Twenty six years between issues. That’s the time that has elapsed since a group of young American journalists put out a parody of the Wall Street Journal called Off The Wall Street Journal.
It was a sell-out back in 1982, selling more than 650,000 copies, and earned its editor, Tony Hendra, a former editor of The National Lampoon and Spy Magazine, the cover of Newsweek.
Now he has done it again. Sparked by the take-over of the WSJ by Rupert Murdoch, Hendra and a new team of writers have put out a second issue, this one called My Wall Street Journal.
It’s selling fast on newsstands and bookstores in the US, even though its costs the equivalent of more than £2. That’s more than twice the price of a regular issue of the WSJ.
But a regular issue of the WSJ is not likely to carry such headlines as: Bush Abolishes Death and Taxes, Could Hillary Win As An African-American Man and Muslims Cheer as Mad-Pig Disease Sweeps Europe.
There is also a take-off of the Page Six gossip page in Murdoch’s other New York paper, The NY Post. It’s labelled Page Sex. The 24-page tabloid also has a double page advertorial of a bare-bottomed “Bare Sterns” – a take-off of the Wall Street company at the centre of the recent economic fall-off – urging Americans: ‘Go ahead – Spank Us.”
Murdoch himself is not spared. One story is headlined: British Royal Family Sold to International Ambassador of Money. Who’s that? The head of News Corp, of course , exacting revenge for the fact his forebears were transported to Australia on the orders of George III.
Buying the British Royal Family, in any event, says the cod newspaper, makes good business sense – and allows “Queen Wendy’ to be pictured on new British and Commonwealth currency.
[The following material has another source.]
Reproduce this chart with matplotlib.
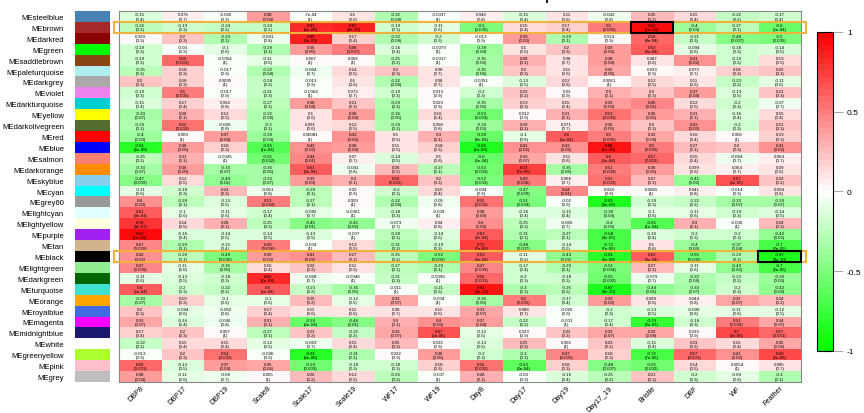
import numpy as np
import matplotlib
matplotlib.use('Agg')
import matplotlib.pyplot as plt
from matplotlib.colors import LinearSegmentedColormap
from matplotlib.patches import Rectangle
from math import lgamma

plt.rcParams['font.family'] = ['Liberation Sans', 'DejaVu Sans']

modules = ['steelblue', 'brown', 'darkred', 'green', 'saddlebrown', 'paleturquoise',
           'darkgrey', 'violet', 'darkturquoise', 'yellow', 'darkolivegreen', 'red',
           'blue', 'salmon', 'darkorange', 'skyblue', 'cyan', 'grey60', 'lightcyan',
           'lightyellow', 'purple', 'tan', 'black', 'lightgreen', 'darkgreen',
           'turquoise', 'orange', 'royalblue', 'magenta', 'midnightblue', 'white',
           'greenyellow', 'pink', 'grey']
# R colour names -> hex
module_hex = ['#4682B4', '#A52A2A', '#8B0000', '#00FF00', '#8B4513', '#AFEEEE',
              '#A9A9A9', '#EE82EE', '#00CED1', '#FFFF00', '#556B2F', '#FF0000',
              '#0000FF', '#FA8072', '#FF8C00', '#87CEEB', '#00FFFF', '#999999', '#E0FFFF',
              '#FFFFE0', '#A020F0', '#D2B48C', '#000000', '#90EE90', '#006400',
              '#40E0D0', '#FFA500', '#4169E1', '#FF00FF', '#191970', '#FFFFFF',
              '#ADFF2F', '#FFC0CB', '#BEBEBE']

traits = ['DBP8', 'DBP17', 'DBP19', 'Scale8', 'Scale17', 'Scale19', 'WF17', 'WF19',
          'Day8', 'Day17', 'Day19', 'Day17_19', 'Bristle', 'DBF', 'WF', 'Feather']

dbp8 = [-0.15, -0.26, 0.029, -0.19, -0.19, -0.25, 0.2, -0.19, -0.15, -0.33, -0.29, -0.4,
        -0.81, -0.25, -0.33, -0.47, -0.11, 0.4, 0.61, 0.78, 0.93, 0.47, 0.42, 0.47, -0.11,
        0.6, -0.33, 0.2, 0.33, 0.17, -0.22, -0.013, 0.56, 0.38]
dbp17 = [0.076, -0.19, 0.2, -0.03, 0.56, 0.18, 0.18, 0.5, 0.17, 0.28, 0.52, 0.009, 0.36,
         0.31, 0.36, 0.12, -0.18, -0.28, -0.1, 0.14, -0.16, -0.29, -0.28, -0.11, -0.13,
         -0.2, 0.19, -0.094, -0.16, 0.2, 0.15, 0.2, -0.13, -0.11]
dbp19 = [-0.026, -0.24, -0.29, -0.1, -0.0054, -0.017, 0.0035, -0.017, 0.054, 0.12, -0.049,
         0.37, 0.18, -0.0026, -0.33, -0.44, 0.24, -0.13, -0.11, 0.28, -0.14, -0.15, -0.49,
         -0.36, -0.18, -0.22, -0.1, -0.052, -0.046, 0.007, 0.15, 0.54, 0.37, -0.08]
scale8 = [0.38, -0.24, -0.041, -0.29, -0.11, -0.32, -0.24, -0.21, -0.27, -0.32, -0.3, -0.38,
          -0.65, -0.55, -0.36, -0.33, -0.051, 0.51, -0.17, -0.25, -0.14, 0.49, 0.39, 0.16,
          0.83, 0.6, -0.1, 0.17, 0.31, -0.27, -0.12, -0.036, 0.35, 0.005]
scale17 = [-0.0007, 0.81, 0.85, 0.36, 0.007, -0.064, -0.013, -0.0064, 0.38, 0.1, 0.091,
           0.00081, 0.42, 0.44, 0.61, 0.39, -0.28, -0.27, -0.082, -0.45, -0.13, -0.004, 0.41,
           0.22, -0.068, -0.23, 0.25, 0.11, -0.59, 0.23, -0.069, -0.81, -0.53, 0.26]
scale19 = [0.1, 0.87, 0.17, 0.48, 0.002, 0.14, 0.1, 0.072, 0.21, 0.38, 0.12, 0.43, 0.38,
           0.07, -0.041, 0.3, 0.02, 0.003, -0.0061, -0.41, -0.007, 0.13, 0.27, 0.11, -0.0046,
           -0.36, -0.12, 0.11, -0.46, -0.22, 0.15, -0.31, -0.18, 0.13]
wf17 = [-0.32, -0.19, -0.32, -0.16, -0.25, 0.2, -0.32, -0.19, -0.29, -0.36, -0.29, 0.1, 0.11,
        -0.14, 0.26, 0.56, -0.2, -0.32, -0.18, -0.073, -0.28, -0.31, -0.25, -0.27, -0.21,
        -0.011, 0.33, 0.08, 0.3, 0.33, 0.25, 0.022, -0.18, -0.26]
wf19 = [-0.0037, -0.11, -0.2, -0.0079, -0.0017, 0.08, 0.08, 0.013, 0.029, 0.16, 0.058, 0.3,
        0.18, 0.1, -0.27, 0.2, 0.15, -0.05, -0.009, 0.04, -0.14, -0.19, -0.52, -0.29, -0.0096,
        -0.21, -0.004, 0.11, 0.4, 0.67, 0.032, 0.36, 0.18, -0.007]
day8 = [0.046, -0.5, -0.013, -0.38, -0.35, -0.35, -0.0051, -0.2, -0.35, -0.53, -0.39, -0.58,
        -0.86, -0.6, -0.53, -0.52, -0.034, 0.55, 0.38, 0.4, 0.63, 0.72, 0.63, 0.47, 0.56, 0.91,
        -0.36, 0.33, 0.37, -0.12, -0.13, -0.2, 0.55, 0.28]
day17 = [-0.15, 0.15, 0.39, 0.1, 0.28, 0.2, -0.13, 0.23, 0.19, 0.012, 0.29, -0.1, 0.41, 0.33,
         0.72, 0.49, -0.47, -0.51, -0.16, -0.25, -0.31, -0.48, -0.11, -0.17, -0.2, -0.3, 0.5,
         0.086, -0.22, 0.023, 0.25, -0.3, -0.62, -0.03]
day19 = [0.11, 0.17, -0.29, 0.2, 0.08, 0.11, 0.12, 0.03, 0.15, 0.31, 0.071, 0.6, 0.43, 0.11,
         -0.35, 0.066, 0.44, -0.02, -0.15, -0.066, -0.27, -0.14, -0.43, -0.29, -0.18, -0.26,
         -0.17, -0.026, -0.001, 0.22, 0.003, 0.47, 0.18, -0.16]
day17_19 = [-0.043, 0.5, 0.014, 0.39, 0.38, 0.35, 0.0061, 0.3, 0.39, 0.53, 0.36, 0.5, 0.88,
            0.6, 0.51, 0.52, 0.024, -0.85, -0.38, -0.4, -0.68, -0.72, -0.81, -0.51, -0.55,
            -0.87, 0.39, -0.2, -0.17, 0.33, 0.23, 0.18, -0.48, -0.25]
bristle = [0.25, 0.93, 0.58, 0.62, 0.087, 0.033, 0.12, 0.2, 0.45, 0.36, 0.2, 0.32, 0.5, 0.57,
           0.36, 0.27, 0.0081, -0.19, -0.105, -0.65, -0.16, 0.1, 0.62, 0.27, -0.079, -0.44,
           0.099, -0.13, -0.79, 0.32, -0.15, -0.72, -0.55, 0.21]
dbf = [0.15, -0.4, -0.21, -0.094, 0.41, 0.073, 0.11, 0.37, 0.12, 0.31, 0.43, 0.16, 0.27, 0.15,
       0.099, -0.41, 0.041, -0.22, -0.11, 0.3, -0.2, -0.4, -0.55, -0.11, -0.32, -0.33, 0.044,
       -0.096, -0.18, 0.033, 0.23, 0.57, 0.14, -0.2]
wf = [-0.22, -0.27, -0.48, -0.18, -0.19, 0.18, -0.23, -0.13, -0.2, -0.16, -0.2, 0.006, 0.2,
      -0.064, 0.064, 0.67, -0.014, -0.33, -0.19, -0.006, -0.2, -0.37, -0.29, -0.43, -0.23,
      -0.2, 0.33, -0.11, 0.51, 0.7, 0.16, 0.41, 0.0054, -0.09]
feather = [-0.17, -0.6, -0.5, -0.14, 0.13, 0.22, -0.11, 0.21, -0.07, 0.15, 0.21, 0.19, 0.41,
           0.064, 0.09, 0.22, 0.094, -0.34, -0.14, 0.24, -0.42, -0.7, -0.87, -0.7, -0.39,
           -0.42, 0.24, -0.12, 0.34, 0.57, 0.35, 0.69, 0.085, -0.3]

n_samples = 30

cor = np.column_stack([dbp8, dbp17, dbp19, scale8, scale17, scale19, wf17, wf19, day8,
                       day17, day19, day17_19, bristle, dbf, wf, feather])


def cor_pvalue(r, n):
    # two-sided p-value of a Pearson correlation under the null
    grid = np.linspace(abs(r), 1, 4001)
    dens = (1 - grid ** 2) ** ((n - 4) / 2)
    beta = np.exp(lgamma(0.5) + lgamma((n - 2) / 2) - lgamma((n - 1) / 2))
    return min(1.0, 2 * np.trapezoid(dens, grid) / beta)


def r_signif(v, digits):
    # mimic R's as.character(signif(v, digits))
    v = float(f'{v:.{digits}g}')
    if v == 0:
        return '0'
    fixed = np.format_float_positional(v, trim='-')
    sci = np.format_float_scientific(v, trim='-', exp_digits=2)
    return fixed if len(fixed) <= len(sci) else sci


nrow, ncol = cor.shape

fig = plt.figure(figsize=(8.64, 4.14), dpi=100)

# heatmap
ax = fig.add_axes([0.1377, 0.0749, 0.7894, 0.8961])
cmap = LinearSegmentedColormap.from_list('gwr', ['#00FF00', '#FFFFFF', '#FF0000'], N=50)
im = ax.imshow(cor, cmap=cmap, vmin=-1, vmax=1, aspect='auto',
               extent=(0, ncol, nrow, 0), interpolation='nearest')
for i in range(nrow):
    for j in range(ncol):
        p = cor_pvalue(cor[i, j], n_samples)
        txt = r_signif(cor[i, j], 2) + '\n(' + r_signif(p, 1) + ')'
        ax.text(j + 0.5, i + 0.5, txt, ha='center', va='center', fontsize=3.2,
                linespacing=1.05, color='black')

ax.set_xlim(0, ncol)
ax.set_ylim(nrow, 0)
ax.set_xticks(np.arange(ncol) + 0.5)
ax.set_xticklabels(traits, rotation=45, ha='right', va='top', rotation_mode='anchor',
                   fontsize=5.2)
ax.tick_params(axis='x', length=0, pad=1.5)
ax.set_yticks([])
for s in ax.spines.values():
    s.set_color('#888888')
    s.set_linewidth(0.8)

# highlight rows and cells
for row in [1, 22]:
    ax.add_patch(Rectangle((-0.12, row), ncol + 0.24, 1, fill=False, ec='#F2B33D',
                           lw=1.5, clip_on=False, zorder=5))
for row, col in [(1, 12), (22, 15)]:
    ax.add_patch(Rectangle((col, row), 1, 1, fill=False, ec='black', lw=1.5,
                           clip_on=False, zorder=6))

# module colour swatches
sax = fig.add_axes([0.0868, 0.0749, 0.0394, 0.8961])
swatch = np.array([[matplotlib.colors.to_rgb(c)] for c in module_hex])
sax.imshow(swatch, aspect='auto', extent=(0, 1, nrow, 0), interpolation='nearest')
sax.set_xticks([])
sax.set_yticks(np.arange(nrow) + 0.5)
sax.set_yticklabels(['ME' + m for m in modules], fontsize=5.5)
sax.tick_params(axis='y', length=0, pad=8)
for s in sax.spines.values():
    s.set_visible(False)

# colour bar
cax = fig.add_axes([0.9456, 0.1498, 0.0185, 0.7705])
cb = fig.colorbar(im, cax=cax, ticks=[-1, -0.5, 0, 0.5, 1])
cb.ax.set_yticklabels(['-1', '-0.5', '0', '0.5', '1'])
cb.ax.tick_params(length=7, width=0.6, color='#999999', labelsize=6, pad=3)
cb.outline.set_linewidth(0.8)

# title sits at the top edge, partly cut off as in the source image
fig.text(0.56, 1.008, 'Module-trait relationships', ha='center', va='center',
         fontsize=9, fontweight='bold')

fig.savefig('out.png', dpi=100)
The New York Times reported that in at least one city, Los Angeles, someone wearing a shirt with a WSJ logo on it bought every copy that was on sale at one newsstand – and paid for it with a WSJ credit card.
Hendra said: “Go ahead. We printed 350,000 copies. If they buy them all we could print more.”
If the cod paper is a sell out, it could make about a million dollars which as Hendra gleefully points out is about as much as Murdoch loses every week on the New York Post.”